Choosing between pool and solo mining is determined by the trade-off between control and reward stability. Solo miners have complete control with the potential for higher reward, but pool miners have stable income and reduced risk of long periods without income.
Using the ViaBTC Profit Calculator: Estimate Your Time to 1 BTC
ViaBTC Profit Calculator provides miners with an estimate of the cryptocurrency they can expect to earn, based on their equipment's hashrate, the current network difficulty, and the pool's mode. It provides you with your expected daily return in BTC (and USD) and enables you to quickly see how long it would take to mine 1 BTC under current market and network circumstances.
Here are the steps involved:
- Step 1. Go to the calculator page on the ViaBTC website and choose Bitcoin (BTC) as your preferred token.
- Step 2. Specify your hashrate, which is how fast your machine mines, usually in TH/s for Bitcoin ASIC miners.
- Step 3. Enter the PPS Rate fee if applicable; it is often between 2% to 4%.
- Step 4. Leave the default difficulty unchanged; the calculator will automatically update these based on recent network data.

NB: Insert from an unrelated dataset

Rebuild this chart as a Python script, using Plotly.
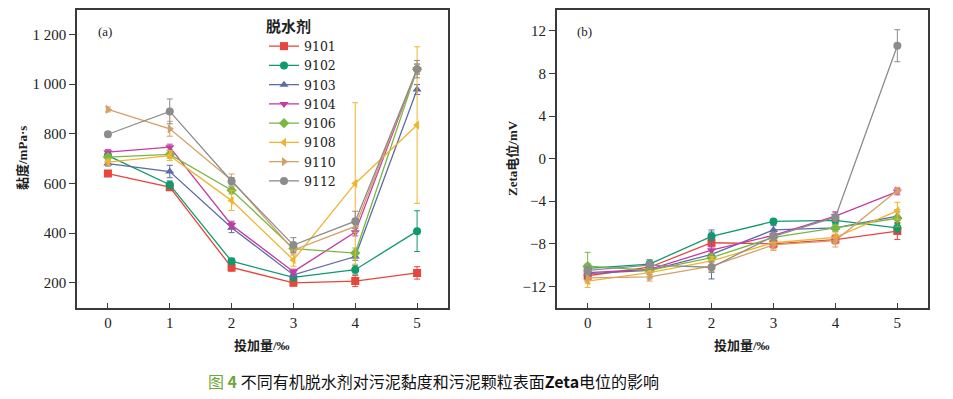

- Step 5. View Result. The result automatically shows when the appropriate details are input.
- Step 6. Calculate the time to 1 BTC. All you need to do is divide 1 by the BTC/day result.
Conclusion
The amount of time to mine 1 Bitcoin varies with network difficulty, competition, personal mining capacity, hardware effectiveness, and mode employed. Mining is as much a technical and strategic enterprise as it requires good planning in trying to remain profitable and competitive.
Disclaimer: Calculations are based on current network difficulty, BTC price, and pool fees. Outcomes may vary depending on market and network conditions.